RMIT fashion lecturer Jo Cramer, who has researched the ways people buy and discard clothing, believes Ms Duong’s project has promise. 

“It’s an exciting development,” Ms Cramer said. “It is really such a simple mechanism but really well resolved. It is making the most of contemporary tech. 

“It allows people who own the garment to contribute to the story as well. So each time you scan it and it goes through to the website you can see the stories.

“So, as a garment moves through its lifetime from store to op shop to someone else, you can start to see these garments having an independent life.

“I think this starts to change the relationship between the person who has the garment and the garment itself.”

Kaine Whiteway, the product designer for the luggage and hand bag manufacturer Crumpler Australia, says Clothes Loop “will help to reduce waste and keep products out of landfills”. “For me, it’s connecting the dots of what everyone is trying to do, but in a very concise and clear way,” he said. 

“We have a lifetime warranty on our bags and sometimes we get bags back after 20 years of use and it is hard to identify the style, the material, where it was bought, the date and how it’s travelled.

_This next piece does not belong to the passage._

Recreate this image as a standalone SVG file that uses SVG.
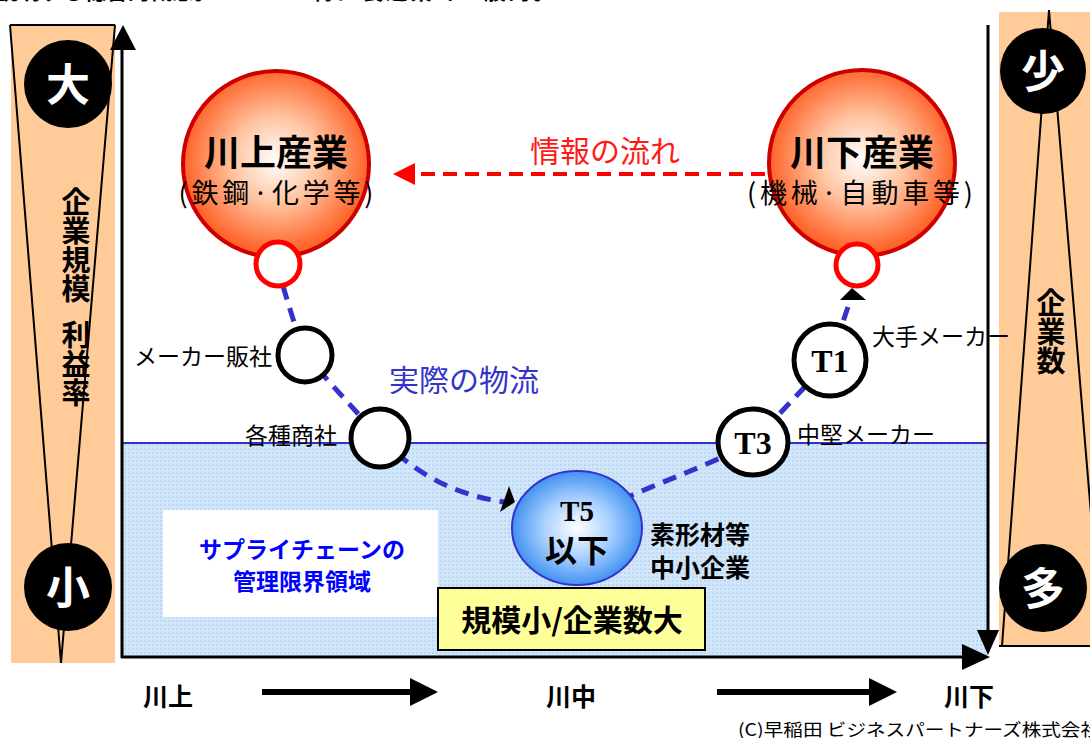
<svg xmlns="http://www.w3.org/2000/svg" width="1090" height="738" viewBox="0 0 1090 738">
<style>
.jp{font-family:"Noto Sans CJK JP","Noto Sans",sans-serif}
.b{font-weight:bold}
.lbl{font-family:"Noto Sans CJK JP",sans-serif;font-size:23px;fill:#000}
.tnum{font-family:"Liberation Serif",serif;font-weight:bold;fill:#000}
.ring{fill:#fff;stroke:#000;stroke-width:5}
.redring{fill:#fff;stroke:#FF0000;stroke-width:5}
.blk{fill:#000}
.wch{font-family:"Noto Sans CJK JP",sans-serif;font-weight:bold;font-size:44px;fill:#fff;text-anchor:middle}
.vt{font-family:"Noto Sans CJK JP",sans-serif;font-weight:bold;font-size:29px;fill:#000;writing-mode:vertical-rl}
.flow{fill:none;stroke:#3333CC;stroke-width:5;stroke-dasharray:14 9}
.axis{stroke:#000;stroke-width:3;fill:none}
</style>
<defs>
<radialGradient id="gRed" cx="50%" cy="48%" r="52%">
<stop offset="0" stop-color="#FFFFFF"/>
<stop offset="0.45" stop-color="#FFC4A0"/>
<stop offset="1" stop-color="#FF5A1E"/>
</radialGradient>
<radialGradient id="gBlue" cx="50%" cy="50%" r="52%">
<stop offset="0" stop-color="#FFFFFF"/>
<stop offset="0.5" stop-color="#A8D0FF"/>
<stop offset="1" stop-color="#3A8CF0"/>
</radialGradient>
<pattern id="dots" width="4" height="4" patternUnits="userSpaceOnUse">
<rect width="4" height="4" fill="#D2E6FA"/>
<rect width="2" height="2" fill="#BCD8F6"/>
</pattern>
</defs>

<!-- cut-off top text -->
<g id="top-text">
<text x="-4" y="-1" class="jp b" font-size="22">説明する総合的概念。</text>
<text x="280" y="-1" class="jp b" font-size="22" textLength="275" lengthAdjust="spacing">・ 特に製造業で一般的。</text>
</g>

<!-- left side bar -->
<g id="left-bar">
<rect x="11" y="25" width="104" height="638" fill="#FFCC99"/>
<line x1="10" y1="25" x2="115" y2="25" stroke="#000" stroke-width="2"/>
<polyline points="10,25 61,663 115,25" fill="none" stroke="#000" stroke-width="2"/>
<circle cx="68" cy="84" r="44" class="blk"/>
<text x="68" y="101" class="wch">大</text>
<circle cx="68" cy="587" r="44" class="blk"/>
<text x="68" y="604" class="wch">小</text>
<text x="76" y="187" class="vt">企業規模</text>
<text x="76" y="320" class="vt">利益率</text>
</g>

<!-- right side bar -->
<g id="right-bar">
<rect x="999" y="12" width="91" height="634" fill="#FFCC99"/>
<polyline points="1002,646 1049,10 1102,646" fill="none" stroke="#000" stroke-width="2"/>
<line x1="999" y1="646" x2="1090" y2="646" stroke="#000" stroke-width="2"/>
<circle cx="1043" cy="71" r="43" class="blk"/>
<text x="1043" y="88" class="wch">少</text>
<circle cx="1043" cy="588" r="44" class="blk"/>
<text x="1043" y="605" class="wch">多</text>
<text x="1051" y="288" class="vt">企業数</text>
</g>

<!-- lower blue region -->
<g id="region">
<rect x="122" y="443" width="866" height="214" fill="url(#dots)"/>
<line x1="122" y1="443" x2="988" y2="443" stroke="#3333CC" stroke-width="2"/>
</g>

<!-- axes -->
<g id="axes">
<line x1="122" y1="658" x2="122" y2="45" class="axis"/>
<polygon points="123,25 110,50 136,50" class="blk"/>
<line x1="121" y1="657" x2="966" y2="657" class="axis"/>
<polygon points="990,657 962,644 962,670" class="blk"/>
<line x1="988" y1="25" x2="988" y2="632" class="axis"/>
<polygon points="988,655 977,630 999,630" class="blk"/>
</g>

<!-- connectors -->
<g id="connectors">
<path class="flow" d="M283,286 C290,310 298,335 305,355 L380,438 C420,478 460,496 505,502"/>
<polygon points="509,486 500,512 515,502" class="blk"/>
<path class="flow" d="M600,510 C650,485 700,470 753,442 L830,360 L851,298"/>
<polygon points="852,288 840,300 866,300" class="blk"/>
<line x1="765" y1="174" x2="414" y2="174" stroke="#FF0000" stroke-width="4" stroke-dasharray="14 8"/>
<polygon points="393,174 415,163 415,185" fill="#FF0000"/>
</g>

<!-- upstream ball -->
<g id="upstream">
<circle cx="276" cy="164" r="93" fill="url(#gRed)" stroke="#CC0000" stroke-width="4"/>
<circle cx="278" cy="264" r="22" class="redring"/>
<text x="276" y="166" class="jp b" font-size="36" text-anchor="middle">川上産業</text>
<text x="276" y="203" class="jp" font-size="27" text-anchor="middle" textLength="195" lengthAdjust="spacing">(鉄鋼·化学等)</text>
</g>

<!-- downstream ball -->
<g id="downstream">
<circle cx="862" cy="163" r="93" fill="url(#gRed)" stroke="#CC0000" stroke-width="4"/>
<circle cx="857" cy="265" r="21" class="redring"/>
<text x="862" y="166" class="jp b" font-size="36" text-anchor="middle">川下産業</text>
<text x="860" y="203" class="jp" font-size="27" text-anchor="middle" textLength="226" lengthAdjust="spacing">(機械·自動車等)</text>
</g>

<g id="info-label">
<text x="605" y="162" class="jp" font-size="30" fill="#FF1A1A" text-anchor="middle">情報の流れ</text>
</g>

<g id="maker-sales">
<circle cx="305" cy="355" r="27" class="ring"/>
<text x="272" y="365" class="lbl" text-anchor="end">メーカー販社</text>
</g>

<g id="trading">
<circle cx="380" cy="438" r="29" class="ring"/>
<text x="337" y="444" class="lbl" text-anchor="end">各種商社</text>
</g>

<g id="flow-label">
<text x="464" y="391" class="jp" font-size="30" fill="#3333CC" text-anchor="middle">実際の物流</text>
</g>

<g id="t5">
<ellipse cx="577" cy="528" rx="65" ry="57" fill="url(#gBlue)" stroke="#3333CC" stroke-width="2"/>
<text x="577" y="521" class="tnum" font-size="29" text-anchor="middle">T5</text>
<text x="577" y="562" class="jp b" font-size="32" text-anchor="middle">以下</text>
<text x="650" y="544" class="jp b" font-size="25">素形材等</text>
<text x="650" y="577" class="jp b" font-size="25">中小企業</text>
</g>

<g id="t3">
<ellipse cx="753" cy="442" rx="35" ry="33" class="ring"/>
<text x="753" y="454" class="tnum" font-size="32" text-anchor="middle">T3</text>
<text x="797" y="443" class="lbl">中堅メーカー</text>
</g>

<g id="t1">
<circle cx="830" cy="360" r="36" class="ring"/>
<text x="830" y="372" class="tnum" font-size="32" text-anchor="middle">T1</text>
<text x="872" y="345" class="lbl">大手メーカー</text>
</g>

<g id="limit-area">
<rect x="163" y="510" width="275" height="107" fill="#fff"/>
<text x="302" y="558" class="jp b" font-size="23" fill="#0000FF" text-anchor="middle">サプライチェーンの</text>
<text x="302" y="590" class="jp b" font-size="23" fill="#0000FF" text-anchor="middle">管理限界領域</text>
</g>

<g id="scale-box">
<rect x="438" y="588" width="267" height="62" fill="#FFFF99" stroke="#000" stroke-width="2"/>
<text x="572" y="631" class="jp b" font-size="30" text-anchor="middle">規模小/企業数大</text>
</g>

<g id="bottom-axis">
<text x="168" y="706" class="jp b" font-size="25" text-anchor="middle">川上</text>
<line x1="262" y1="692" x2="412" y2="692" stroke="#000" stroke-width="6"/>
<polygon points="438,692 410,678 410,706" class="blk"/>
<text x="571" y="706" class="jp b" font-size="25" text-anchor="middle">川中</text>
<line x1="717" y1="692" x2="870" y2="692" stroke="#000" stroke-width="6"/>
<polygon points="897,692 869,678 869,706" class="blk"/>
<text x="969" y="706" class="jp b" font-size="25" text-anchor="middle">川下</text>
<text x="738" y="736" class="jp" font-size="17" textLength="362" lengthAdjust="spacingAndGlyphs">(C)早稲田 ビジネスパートナーズ株式会社</text>
</g>
</svg>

“I would like to get to a point where we could tie all these pieces together. Whether we recycle the bag or repair it and send it back to the consumer.” 

Ms Duong came up with the idea when she worked for a fast-fashion company in Melbourne.

“More and more consumers want additional information about the designer, the factory where and when the item was made before buying.” — Rose Duong, the Clothes Loop

“Fast-fashion retailers aim to capture the trends from the catwalk and produce them as quickly as possible to get them to the retail floor,” she said. “I  began to notice the rate clothes moved through the store and the number of returns and then I questioned where these garments ended up.

“For example, I have an awesome jumper that I bought about six years ago. It’s got a big turtleneck, shoulder pads and a leather V-neck.

“It’s the Michael Jackson jacket of jumpers. But the tag only says ‘BATSU’; it is untraceable. 

“It probably has a really interesting history in terms of its make and its design, and the ‘clothes loop’ is a way of filling in the gaps. And maybe if we supply this information, then maybe people would value things more. That’s the whole concept of this project.”